Bankacılık Sektörü Ekim Ayı Değerlendirmesi
Ekim ayı net kar rakamı aylık %8 yıllık ise %157 artarak 9,146 milyon TL oldu. Aylık ortalamalara göre ise Ekim ayı kar rakamı 3Ç21’in %19, 4Ç20’nin ise %128 üzerinde, özsermaye karlılığı ise artış eğilimini koruyarak %16.6 olarak gerçekleşti. Ekim ayında TL kredi/mevduat faiz makası önceki dönemlere göre belirgin artarak %1.8 seviyesinde olurken, diğer taraftan potansiyelin altında kalmaya devam etti. Fonlama maliyetindeki gerileme ve kredilerin yeniden fiyatlanması ile birlikte 4Ç21’de daha iyi bir TL kredi/mevduat faizi makası olabileceğini düşünüyoruz. Marj açısından da benzer bir durum söz konusu. TL cinsi menkul kıymetlerin artan katkısı net faiz marjını olumlu yönde etkilemiştir. Kredi risk maliyeti %1.2 ile önceki üç çeyrek ortalamasının üzerine çıkarken, sermaye yeterlilik oranlarındaki yüksek seyir (SYR: %17.3, Çekirdek SYR: %13.1) korunmuştur.
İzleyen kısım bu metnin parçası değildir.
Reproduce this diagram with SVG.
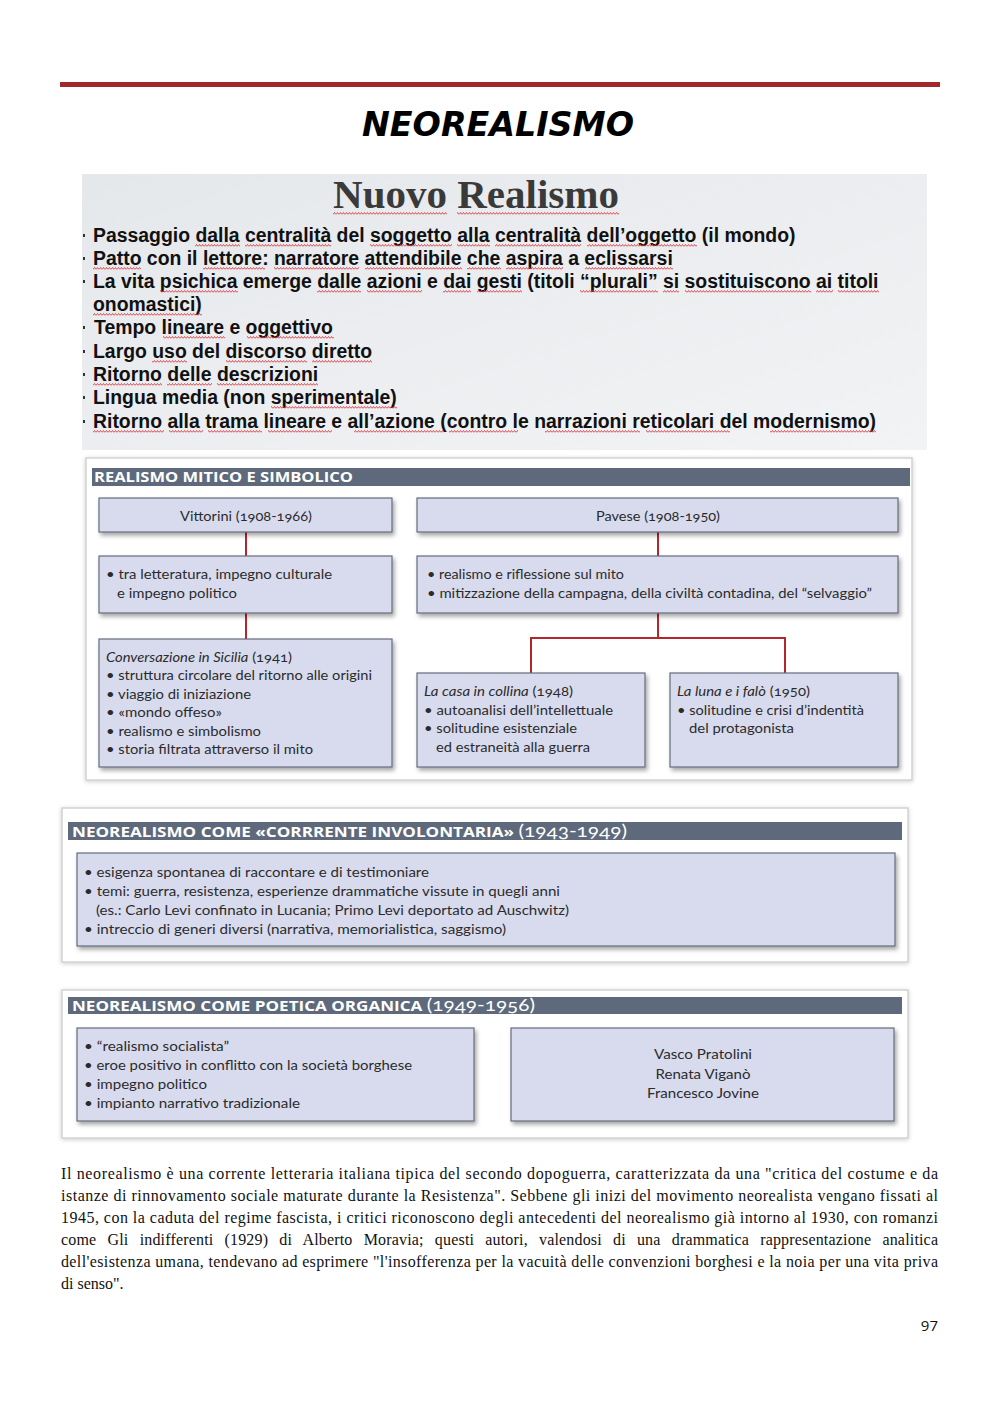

Bununla birlikte Ocak-Ekim döneminde bankacılık hizmet gelirlerindeki yıllık %35 artış ve operasyonel giderlerdeki enflasyonun altında %15’lik artış operasyonel karlılık açısından olumlu diğer argümanlardır.
Verisetinin kamu bankaları ve TSKB üzerine olumlu etkisi olabilir. Özel bankalar (yerli + yabancı) grubunda aylık bazda kar rakamında kredi risk maliyetindeki artışa bağlı olarak gerileme olsa da, Ekim ayı kar rakamı 4Ç20 aylık ortalamasının üzerinde. Kamu bankalarındaki TL kredi/mevduat faiz makası gelişimi (henüz potansiyelinin altında olsa da) ve marjlardaki olumlu dinamik kar momentumun artış eğiliminde olduğunu gösteriyor. Bunun yanısıra yüksek kar büyümesini de görece özel sektördeki rakiplerinin gerisinde kalan hisse performansı adına olumlu olarak değerlendiriyoruz. Kalkınma ve Yatırım bankalarındaki kar momentumu biraz daha yüksek olduğu için bu banka grubu içerisinde yer alan TSKB hisseleri verisetinden biraz daha olumlu yönde etkilenebileceğini düşünüyoruz.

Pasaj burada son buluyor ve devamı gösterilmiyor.